__Source data__
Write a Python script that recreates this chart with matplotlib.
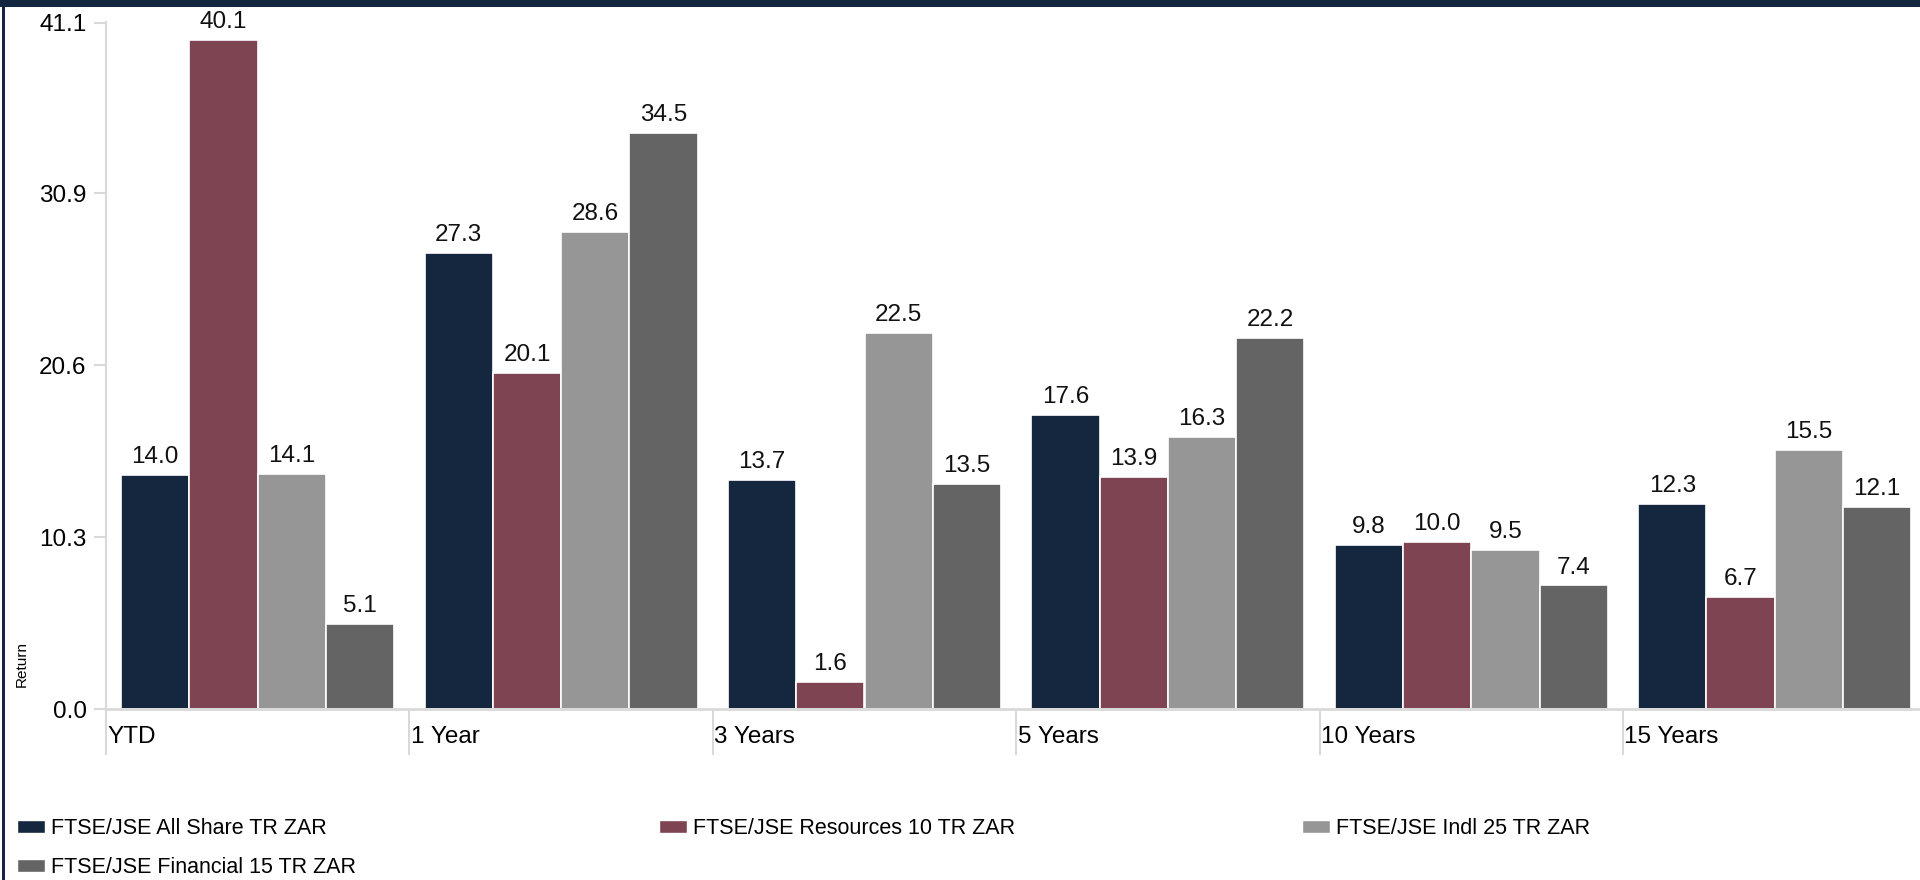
import matplotlib.pyplot as plt
import matplotlib.patches as mpatches
import numpy as np

plt.rcParams['font.family'] = ['Liberation Sans', 'DejaVu Sans']

categories = ["YTD", "1 Year", "3 Years", "5 Years", "10 Years", "15 Years"]
series_names = ["FTSE/JSE All Share TR ZAR", "FTSE/JSE Resources 10 TR ZAR",
                "FTSE/JSE Indl 25 TR ZAR", "FTSE/JSE Financial 15 TR ZAR"]
all_share = [14.0, 27.3, 13.7, 17.6, 9.8, 12.3]
resources = [40.1, 20.1, 1.6, 13.9, 10.0, 6.7]
indl = [14.1, 28.6, 22.5, 16.3, 9.5, 15.5]
financial = [5.1, 34.5, 13.5, 22.2, 7.4, 12.1]
ytick_labels = ["0.0", "10.3", "20.6", "30.9", "41.1"]

colors = ["#14273f", "#7e4452", "#969696", "#646464"]
series = [all_share, resources, indl, financial]

W, H = 1920, 880
fig = plt.figure(figsize=(W / 100, H / 100), dpi=100)

# axes placement in pixels
left_px, right_px, top_px, bot_px = 106, 1920, 22, 709
ax = fig.add_axes([left_px / W, (H - bot_px) / H, (right_px - left_px) / W, (bot_px - top_px) / H])

cat_px = 303.4
ax.set_xlim(0, (right_px - left_px) / cat_px)
ax.set_ylim(0, 41.15)

bw = 0.225
x = np.arange(len(categories))
for j, vals in enumerate(series):
    pos = x + 0.05 + bw * (j + 0.5)
    ax.bar(pos, vals, width=bw, color=colors[j], edgecolor="white", linewidth=1.2,
           label=series_names[j], zorder=2)
    for p, v in zip(pos, vals):
        ax.annotate("%.1f" % v, (p, v), xytext=(0, 5), textcoords="offset points",
                    ha="center", va="bottom", fontsize=17.5, color="#111111")

for s in ["top", "right"]:
    ax.spines[s].set_visible(False)
ax.spines["left"].set_color("#d9d9d9")
ax.spines["bottom"].set_color("#d9d9d9")
ax.spines["left"].set_linewidth(1.5)
ax.spines["bottom"].set_linewidth(2)

ax.set_yticks([float(t) for t in ytick_labels])
ax.set_yticklabels(ytick_labels, fontsize=17.5)
ax.tick_params(axis="y", length=9, color="#d9d9d9", width=1.5, pad=5)
ax.set_ylabel("Return", fontsize=11)
ax.yaxis.set_label_coords(-0.0425, 0.065)

# category separators and left aligned labels
ax.set_xticks(x)
ax.set_xticklabels([])
ax.tick_params(axis="x", length=33, color="#d9d9d9", width=1.5)
for i, c in enumerate(categories):
    ax.annotate(c, (i, 0), xytext=(1, -20), textcoords="offset points",
                ha="left", va="center", fontsize=17.5, annotation_clip=False)

# legend, laid out in three fixed columns
handles = [mpatches.Patch(facecolor=colors[j], edgecolor="white") for j in range(4)]
cols = [(17, [0, 3]), (659, [1]), (1302, [2])]
for xpx, idx in cols:
    lg = fig.legend([handles[k] for k in idx], [series_names[k] for k in idx],
                    loc="upper left", bbox_to_anchor=(xpx / W, (H - 818) / H),
                    frameon=False, fontsize=15.5, handlelength=1.3, handleheight=0.55,
                    handletextpad=0.3, labelspacing=0.85, borderaxespad=0,
                    borderpad=0)

# frame: navy top band and thin left line
fig.patches.append(mpatches.Rectangle((0, (H - 7) / H), 1, 7 / H, transform=fig.transFigure,
                                      facecolor="#13263f", edgecolor="none"))
fig.patches.append(mpatches.Rectangle((2 / W, 0), 2.5 / W, 1, transform=fig.transFigure,
                                      facecolor="#13263f", edgecolor="none"))

fig.savefig("out.png", dpi=100)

__Written task__
Transcribe the material exactly, keeping every word and none of the pictures.

__The result__
Write a Python script that recreates this chart with matplotlib.
import matplotlib.pyplot as plt
import matplotlib.patches as mpatches
import numpy as np

plt.rcParams['font.family'] = ['Liberation Sans', 'DejaVu Sans']

categories = ["YTD", "1 Year", "3 Years", "5 Years", "10 Years", "15 Years"]
series_names = ["FTSE/JSE All Share TR ZAR", "FTSE/JSE Resources 10 TR ZAR",
                "FTSE/JSE Indl 25 TR ZAR", "FTSE/JSE Financial 15 TR ZAR"]
all_share = [14.0, 27.3, 13.7, 17.6, 9.8, 12.3]
resources = [40.1, 20.1, 1.6, 13.9, 10.0, 6.7]
indl = [14.1, 28.6, 22.5, 16.3, 9.5, 15.5]
financial = [5.1, 34.5, 13.5, 22.2, 7.4, 12.1]
ytick_labels = ["0.0", "10.3", "20.6", "30.9", "41.1"]

colors = ["#14273f", "#7e4452", "#969696", "#646464"]
series = [all_share, resources, indl, financial]

W, H = 1920, 880
fig = plt.figure(figsize=(W / 100, H / 100), dpi=100)

# axes placement in pixels
left_px, right_px, top_px, bot_px = 106, 1920, 22, 709
ax = fig.add_axes([left_px / W, (H - bot_px) / H, (right_px - left_px) / W, (bot_px - top_px) / H])

cat_px = 303.4
ax.set_xlim(0, (right_px - left_px) / cat_px)
ax.set_ylim(0, 41.15)

bw = 0.225
x = np.arange(len(categories))
for j, vals in enumerate(series):
    pos = x + 0.05 + bw * (j + 0.5)
    ax.bar(pos, vals, width=bw, color=colors[j], edgecolor="white", linewidth=1.2,
           label=series_names[j], zorder=2)
    for p, v in zip(pos, vals):
        ax.annotate("%.1f" % v, (p, v), xytext=(0, 5), textcoords="offset points",
                    ha="center", va="bottom", fontsize=17.5, color="#111111")

for s in ["top", "right"]:
    ax.spines[s].set_visible(False)
ax.spines["left"].set_color("#d9d9d9")
ax.spines["bottom"].set_color("#d9d9d9")
ax.spines["left"].set_linewidth(1.5)
ax.spines["bottom"].set_linewidth(2)

ax.set_yticks([float(t) for t in ytick_labels])
ax.set_yticklabels(ytick_labels, fontsize=17.5)
ax.tick_params(axis="y", length=9, color="#d9d9d9", width=1.5, pad=5)
ax.set_ylabel("Return", fontsize=11)
ax.yaxis.set_label_coords(-0.0425, 0.065)

# category separators and left aligned labels
ax.set_xticks(x)
ax.set_xticklabels([])
ax.tick_params(axis="x", length=33, color="#d9d9d9", width=1.5)
for i, c in enumerate(categories):
    ax.annotate(c, (i, 0), xytext=(1, -20), textcoords="offset points",
                ha="left", va="center", fontsize=17.5, annotation_clip=False)

# legend, laid out in three fixed columns
handles = [mpatches.Patch(facecolor=colors[j], edgecolor="white") for j in range(4)]
cols = [(17, [0, 3]), (659, [1]), (1302, [2])]
for xpx, idx in cols:
    lg = fig.legend([handles[k] for k in idx], [series_names[k] for k in idx],
                    loc="upper left", bbox_to_anchor=(xpx / W, (H - 818) / H),
                    frameon=False, fontsize=15.5, handlelength=1.3, handleheight=0.55,
                    handletextpad=0.3, labelspacing=0.85, borderaxespad=0,
                    borderpad=0)

# frame: navy top band and thin left line
fig.patches.append(mpatches.Rectangle((0, (H - 7) / H), 1, 7 / H, transform=fig.transFigure,
                                      facecolor="#13263f", edgecolor="none"))
fig.patches.append(mpatches.Rectangle((2 / W, 0), 2.5 / W, 1, transform=fig.transFigure,
                                      facecolor="#13263f", edgecolor="none"))

fig.savefig("out.png", dpi=100)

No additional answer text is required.